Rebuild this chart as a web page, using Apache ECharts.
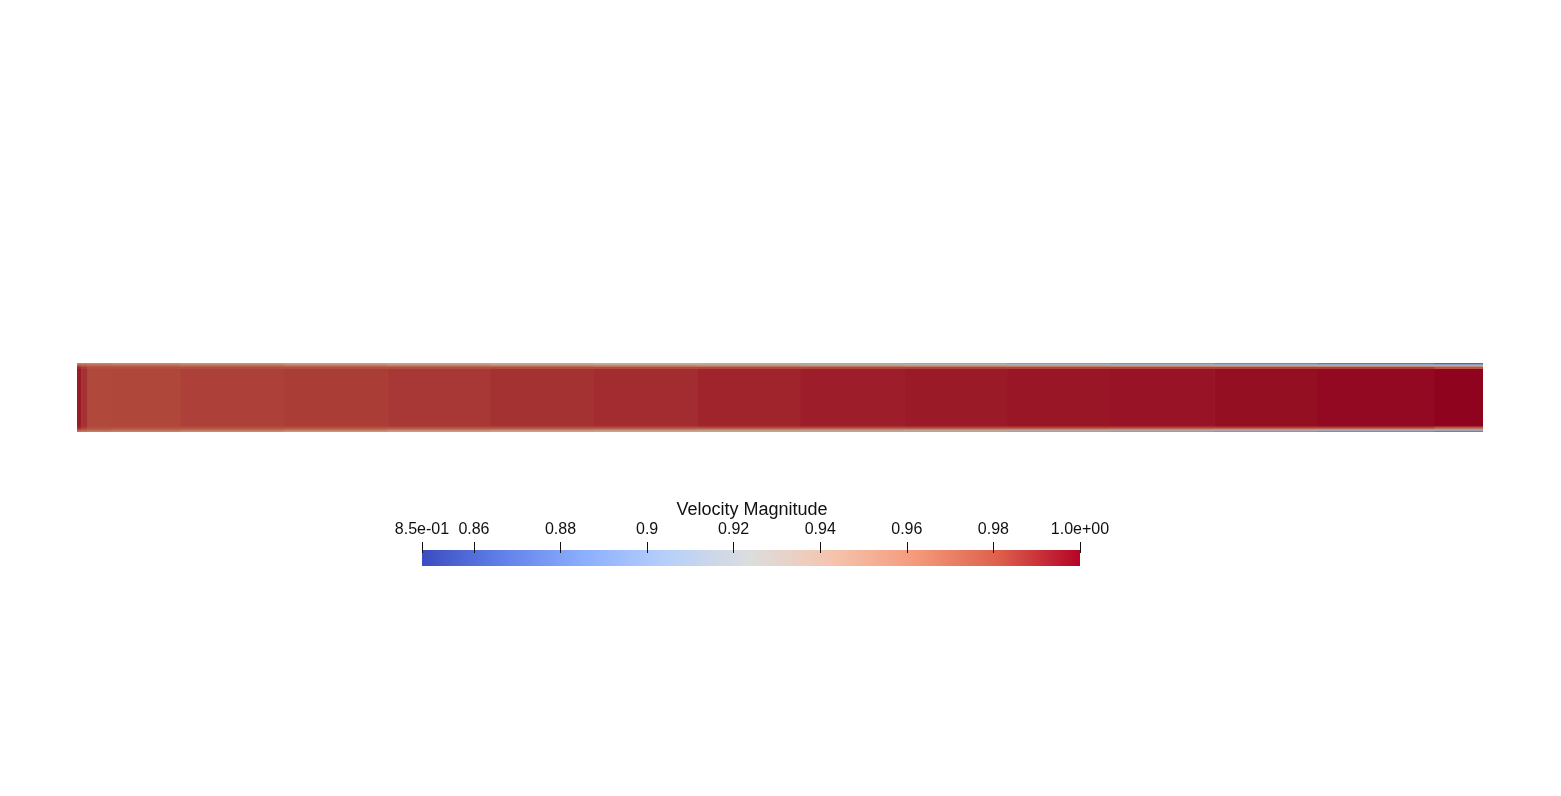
<!DOCTYPE html>
<html>
<head>
<meta charset="utf-8">
<script src="https://cdn.jsdelivr.net/npm/echarts@6/dist/echarts.min.js"></script>
<style>
html,body{margin:0;padding:0;background:#fff;}
#c{width:1561px;height:796px;}
</style>
</head>
<body>
<div id="c"></div>
<script>
// ---- data ----
// column edges along the channel (length units, channel height = 1)
const colEdges = [0, 0.06, 0.15, 0.5, 1.5, 3, 4.5, 6, 7.5, 9, 10.5, 12, 13.5, 15, 16.5, 18, 19.7, 20.4];
// band edges measured from the wall (fraction of height), last band is the core up to mid-height
const bandEdges = [0, 0.0145, 0.029, 0.0435, 0.058, 0.087, 0.5];
// velocity magnitude per column for each band (wall -> core)
const wallV  = [0.958, 0.957, 0.955, 0.953, 0.948, 0.942, 0.936, 0.930, 0.924, 0.918, 0.911, 0.904, 0.897, 0.890, 0.883, 0.875, 0.866];
const band1V = [0.968, 0.966, 0.964, 0.961, 0.957, 0.952, 0.947, 0.942, 0.938, 0.934, 0.929, 0.924, 0.919, 0.914, 0.909, 0.903, 0.897];
const band2V = [0.976, 0.973, 0.970, 0.969, 0.966, 0.963, 0.960, 0.957, 0.954, 0.951, 0.948, 0.945, 0.942, 0.939, 0.936, 0.932, 0.927];
const band3V = [0.984, 0.979, 0.976, 0.975, 0.974, 0.972, 0.970, 0.968, 0.966, 0.965, 0.963, 0.962, 0.960, 0.958, 0.956, 0.954, 0.952];
const band4V = [0.990, 0.985, 0.980, 0.980, 0.980, 0.980, 0.980, 0.981, 0.981, 0.982, 0.982, 0.983, 0.983, 0.983, 0.984, 0.984, 0.977];
const coreV  = [0.994, 0.988, 0.982, 0.9825, 0.984, 0.985, 0.9865, 0.988, 0.9895, 0.9915, 0.993, 0.994, 0.995, 0.996, 0.997, 0.9985, 1.000];
// colour bar
const rangeMin = 0.848, rangeMax = 1.0;
const tickValues = [0.848, 0.86, 0.88, 0.90, 0.92, 0.94, 0.96, 0.98, 1.0];
const tickLabels = ['8.5e-01', '0.86', '0.88', '0.9', '0.92', '0.94', '0.96', '0.98', '1.0e+00'];
const barTitle = 'Velocity Magnitude';
// Cool to Warm colour map
const coolWarm = ['#3b4cc0', '#6282ea', '#8db0fe', '#b8d0f9', '#dddddd', '#f5c4ad', '#f49a7b', '#de604d', '#b40426'];

// ---- build ----
const bands = [wallV, band1V, band2V, band3V, band4V, coreV];
const cells = [];
for (let i = 0; i < colEdges.length - 1; i++) {
  for (let j = 0; j < bands.length; j++) {
    const v = bands[j][i];
    const a = bandEdges[j], b = bandEdges[j + 1];
    if (j < bands.length - 1) {
      cells.push([colEdges[i], colEdges[i + 1], a, b, v]);
      cells.push([colEdges[i], colEdges[i + 1], 1 - b, 1 - a, v]);
    } else {
      cells.push([colEdges[i], colEdges[i + 1], a, 1 - a, v]);
    }
  }
}
// surface shading as rendered (lit surface is darker than the bar)
const shade = 0.8;
function shadeHex(h) {
  const r = parseInt(h.slice(1, 3), 16), g = parseInt(h.slice(3, 5), 16), b = parseInt(h.slice(5, 7), 16);
  return 'rgb(' + Math.round(r * shade) + ',' + Math.round(g * shade) + ',' + Math.round(b * shade) + ')';
}
const shadedMap = coolWarm.map(shadeHex);
const FONT = '"Liberation Sans", Arial, sans-serif';

const chart = echarts.init(document.getElementById('c'), null, {renderer: 'canvas'});
chart.setOption({
  backgroundColor: '#ffffff',
  animation: false,
  title: {
    text: barTitle,
    left: 747, top: 496, textAlign: 'center',
    textStyle: {fontFamily: FONT, fontSize: 18, fontWeight: 'normal', color: '#111'}
  },
  grid: [
    {left: 77, top: 363, width: 1406, height: 69},
    {left: 422, top: 553, width: 658, height: 13}
  ],
  xAxis: [
    {gridIndex: 0, type: 'value', min: 0, max: colEdges[colEdges.length - 1], show: false},
    {gridIndex: 1, type: 'value', min: rangeMin, max: rangeMax, position: 'top', z: 10,
      axisLine: {show: false, onZero: false}, splitLine: {show: false},
      axisTick: {show: true, inside: false, customValues: tickValues, length: 11, lineStyle: {color: '#111', width: 1}},
      axisLabel: {customValues: tickValues, margin: 15, fontFamily: FONT, fontSize: 16, color: '#111',
        formatter: function (v) {
          const k = tickValues.findIndex(t => Math.abs(t - v) < 1e-9);
          return k >= 0 ? tickLabels[k] : '';
        }}
    }
  ],
  yAxis: [
    {gridIndex: 0, type: 'value', min: 0, max: 1, show: false},
    {gridIndex: 1, type: 'value', min: 0, max: 1, show: false}
  ],
  visualMap: {
    show: false, type: 'continuous', seriesIndex: 0, dimension: 4,
    min: rangeMin, max: rangeMax, inRange: {color: shadedMap}
  },
  series: [
    {
      type: 'custom', xAxisIndex: 0, yAxisIndex: 0, clip: true,
      encode: {x: [0, 1], y: [2, 3]},
      data: cells,
      renderItem: function (params, api) {
        const p0 = api.coord([api.value(0), api.value(3)]);
        const p1 = api.coord([api.value(1), api.value(2)]);
        return {
          type: 'rect',
          shape: {x: p0[0], y: p0[1], width: p1[0] - p0[0] + 0.6, height: p1[1] - p0[1] + 0.6},
          style: {fill: api.visual('color')}
        };
      }
    },
    {
      type: 'custom', xAxisIndex: 1, yAxisIndex: 1, z: 1,
      encode: {x: [0, 1]},
      data: [[rangeMin, rangeMax]],
      renderItem: function (params, api) {
        const p0 = api.coord([api.value(0), 1]);
        const p1 = api.coord([api.value(1), 0]);
        const stops = coolWarm.map((c, k) => ({offset: k / (coolWarm.length - 1), color: c}));
        return {
          type: 'rect',
          shape: {x: p0[0], y: p0[1] - 3, width: p1[0] - p0[0], height: p1[1] - p0[1] + 3},
          style: {fill: new echarts.graphic.LinearGradient(0, 0, 1, 0, stops)}
        };
      }
    }
  ]
});
</script>
</body>
</html>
--------------------------------
## EXERCISE INSTRUCTIONS:
Transcribe the material exactly, keeping every word and none of the pictures.

## RESULT FOR THIS EXERCISE:
Rebuild this chart as a web page, using Apache ECharts.
<!DOCTYPE html>
<html>
<head>
<meta charset="utf-8">
<script src="https://cdn.jsdelivr.net/npm/echarts@6/dist/echarts.min.js"></script>
<style>
html,body{margin:0;padding:0;background:#fff;}
#c{width:1561px;height:796px;}
</style>
</head>
<body>
<div id="c"></div>
<script>
// ---- data ----
// column edges along the channel (length units, channel height = 1)
const colEdges = [0, 0.06, 0.15, 0.5, 1.5, 3, 4.5, 6, 7.5, 9, 10.5, 12, 13.5, 15, 16.5, 18, 19.7, 20.4];
// band edges measured from the wall (fraction of height), last band is the core up to mid-height
const bandEdges = [0, 0.0145, 0.029, 0.0435, 0.058, 0.087, 0.5];
// velocity magnitude per column for each band (wall -> core)
const wallV  = [0.958, 0.957, 0.955, 0.953, 0.948, 0.942, 0.936, 0.930, 0.924, 0.918, 0.911, 0.904, 0.897, 0.890, 0.883, 0.875, 0.866];
const band1V = [0.968, 0.966, 0.964, 0.961, 0.957, 0.952, 0.947, 0.942, 0.938, 0.934, 0.929, 0.924, 0.919, 0.914, 0.909, 0.903, 0.897];
const band2V = [0.976, 0.973, 0.970, 0.969, 0.966, 0.963, 0.960, 0.957, 0.954, 0.951, 0.948, 0.945, 0.942, 0.939, 0.936, 0.932, 0.927];
const band3V = [0.984, 0.979, 0.976, 0.975, 0.974, 0.972, 0.970, 0.968, 0.966, 0.965, 0.963, 0.962, 0.960, 0.958, 0.956, 0.954, 0.952];
const band4V = [0.990, 0.985, 0.980, 0.980, 0.980, 0.980, 0.980, 0.981, 0.981, 0.982, 0.982, 0.983, 0.983, 0.983, 0.984, 0.984, 0.977];
const coreV  = [0.994, 0.988, 0.982, 0.9825, 0.984, 0.985, 0.9865, 0.988, 0.9895, 0.9915, 0.993, 0.994, 0.995, 0.996, 0.997, 0.9985, 1.000];
// colour bar
const rangeMin = 0.848, rangeMax = 1.0;
const tickValues = [0.848, 0.86, 0.88, 0.90, 0.92, 0.94, 0.96, 0.98, 1.0];
const tickLabels = ['8.5e-01', '0.86', '0.88', '0.9', '0.92', '0.94', '0.96', '0.98', '1.0e+00'];
const barTitle = 'Velocity Magnitude';
// Cool to Warm colour map
const coolWarm = ['#3b4cc0', '#6282ea', '#8db0fe', '#b8d0f9', '#dddddd', '#f5c4ad', '#f49a7b', '#de604d', '#b40426'];

// ---- build ----
const bands = [wallV, band1V, band2V, band3V, band4V, coreV];
const cells = [];
for (let i = 0; i < colEdges.length - 1; i++) {
  for (let j = 0; j < bands.length; j++) {
    const v = bands[j][i];
    const a = bandEdges[j], b = bandEdges[j + 1];
    if (j < bands.length - 1) {
      cells.push([colEdges[i], colEdges[i + 1], a, b, v]);
      cells.push([colEdges[i], colEdges[i + 1], 1 - b, 1 - a, v]);
    } else {
      cells.push([colEdges[i], colEdges[i + 1], a, 1 - a, v]);
    }
  }
}
// surface shading as rendered (lit surface is darker than the bar)
const shade = 0.8;
function shadeHex(h) {
  const r = parseInt(h.slice(1, 3), 16), g = parseInt(h.slice(3, 5), 16), b = parseInt(h.slice(5, 7), 16);
  return 'rgb(' + Math.round(r * shade) + ',' + Math.round(g * shade) + ',' + Math.round(b * shade) + ')';
}
const shadedMap = coolWarm.map(shadeHex);
const FONT = '"Liberation Sans", Arial, sans-serif';

const chart = echarts.init(document.getElementById('c'), null, {renderer: 'canvas'});
chart.setOption({
  backgroundColor: '#ffffff',
  animation: false,
  title: {
    text: barTitle,
    left: 747, top: 496, textAlign: 'center',
    textStyle: {fontFamily: FONT, fontSize: 18, fontWeight: 'normal', color: '#111'}
  },
  grid: [
    {left: 77, top: 363, width: 1406, height: 69},
    {left: 422, top: 553, width: 658, height: 13}
  ],
  xAxis: [
    {gridIndex: 0, type: 'value', min: 0, max: colEdges[colEdges.length - 1], show: false},
    {gridIndex: 1, type: 'value', min: rangeMin, max: rangeMax, position: 'top', z: 10,
      axisLine: {show: false, onZero: false}, splitLine: {show: false},
      axisTick: {show: true, inside: false, customValues: tickValues, length: 11, lineStyle: {color: '#111', width: 1}},
      axisLabel: {customValues: tickValues, margin: 15, fontFamily: FONT, fontSize: 16, color: '#111',
        formatter: function (v) {
          const k = tickValues.findIndex(t => Math.abs(t - v) < 1e-9);
          return k >= 0 ? tickLabels[k] : '';
        }}
    }
  ],
  yAxis: [
    {gridIndex: 0, type: 'value', min: 0, max: 1, show: false},
    {gridIndex: 1, type: 'value', min: 0, max: 1, show: false}
  ],
  visualMap: {
    show: false, type: 'continuous', seriesIndex: 0, dimension: 4,
    min: rangeMin, max: rangeMax, inRange: {color: shadedMap}
  },
  series: [
    {
      type: 'custom', xAxisIndex: 0, yAxisIndex: 0, clip: true,
      encode: {x: [0, 1], y: [2, 3]},
      data: cells,
      renderItem: function (params, api) {
        const p0 = api.coord([api.value(0), api.value(3)]);
        const p1 = api.coord([api.value(1), api.value(2)]);
        return {
          type: 'rect',
          shape: {x: p0[0], y: p0[1], width: p1[0] - p0[0] + 0.6, height: p1[1] - p0[1] + 0.6},
          style: {fill: api.visual('color')}
        };
      }
    },
    {
      type: 'custom', xAxisIndex: 1, yAxisIndex: 1, z: 1,
      encode: {x: [0, 1]},
      data: [[rangeMin, rangeMax]],
      renderItem: function (params, api) {
        const p0 = api.coord([api.value(0), 1]);
        const p1 = api.coord([api.value(1), 0]);
        const stops = coolWarm.map((c, k) => ({offset: k / (coolWarm.length - 1), color: c}));
        return {
          type: 'rect',
          shape: {x: p0[0], y: p0[1] - 3, width: p1[0] - p0[0], height: p1[1] - p0[1] + 3},
          style: {fill: new echarts.graphic.LinearGradient(0, 0, 1, 0, stops)}
        };
      }
    }
  ]
});
</script>
</body>
</html>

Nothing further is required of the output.